The Federal Emergency Management Agency is investigating allegations that the Cal State Northridge employees were paid for the work from disaster relief funds earmarked for campus earthquake repairs. The workers were referred to the job at Office Future Systems, the firm's owner said, by Northridge President Blenda J. Wilson's husband, Louis Fair Jr.--the company's executive vice president.
Wilson, who is traveling with her husband in Africa, called for an internal investigation Wednesday into her husband's dealings, as well as into allegations that some Cal State workers were paid with FEMA funds for overtime they did not work.
FEMA officials this week requested documents related to the office move, and have interviewed campus workers. The university is reviewing payroll records for the last two years.
Northridge Provost Louanne Kennedy spoke to Wilson on Thursday but said the matter could not be immediately resolved by telephone.
"I wish it were that simple," Kennedy said. "It's not a yes-or-no answer."
Wilson returns to Los Angeles on Monday.
Beverly Hawkins, owner of Office Future Systems, called the controversy a "tempest in a teapot." Hawkins said Fair is an employee who owns no stock in the company, which specializes in reorganizing financially troubled businesses.
"Dr. Fair's being married to Blenda Wilson had nothing to do with the move," she said. "I took bids from several groups. He wouldn't have stood to benefit because it is not his company."
Fair, who has a doctorate in education from Northern Illinois University, was director of City Airport in Detroit. He moved to Los Angeles after his wife became president of Cal State Northridge in 1992. Hawkins said he has worked at Office Future for about two years.
The company has a recent history of not paying its workers or its rent on time, according to court records and several former employees.
At least four complaints have been filed against Office Future through the labor commissioner's office, said Tom Grogan, assistant chief for the commissioner.
FEMA began looking into Cal State Northridge's management of federal disaster relief money after a former campus employee called the agency's fraud hotline two weeks ago. Desmond Cerceo, 31, said he called FEMA after his complaints were ignored by campus police.
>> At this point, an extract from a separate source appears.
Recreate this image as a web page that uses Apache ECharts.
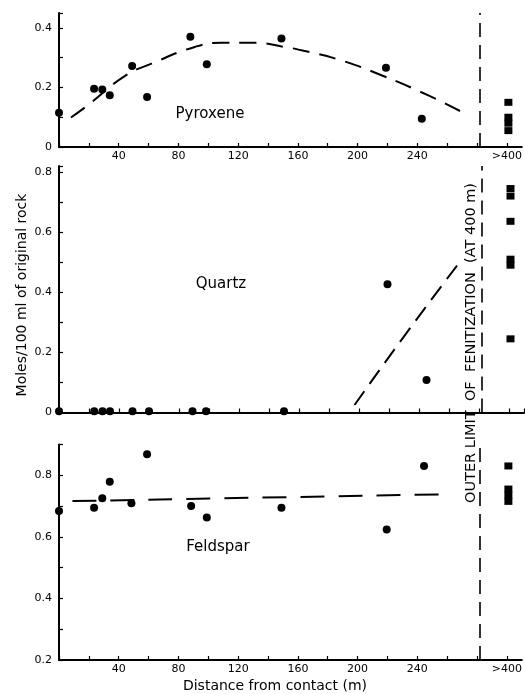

Cerceo and several other workers were laid off in March. After trouble with a supervisor, a restraining order was issued in Los Angeles Superior Court forbidding Cerceo to be within 50 yards of his former boss and co-workers.
Cerceo said he told FEMA investigators that members of his relocation crew were paid by crew supervisor Terri Sigrist for work they did not do. Cerceo said he was not part of the crew that moved Fair's office furnishings but told FEMA he had heard about it from co-workers.
Sigrist said she remembers speaking to Fair about hiring workers for a private job but did not know at the time he was Wilson's husband. She said that she mentioned the off-duty job to her crew--a common practice--but did not know whether they did the work or how they were paid. She said, however, they were not paid by Northridge or with FEMA money.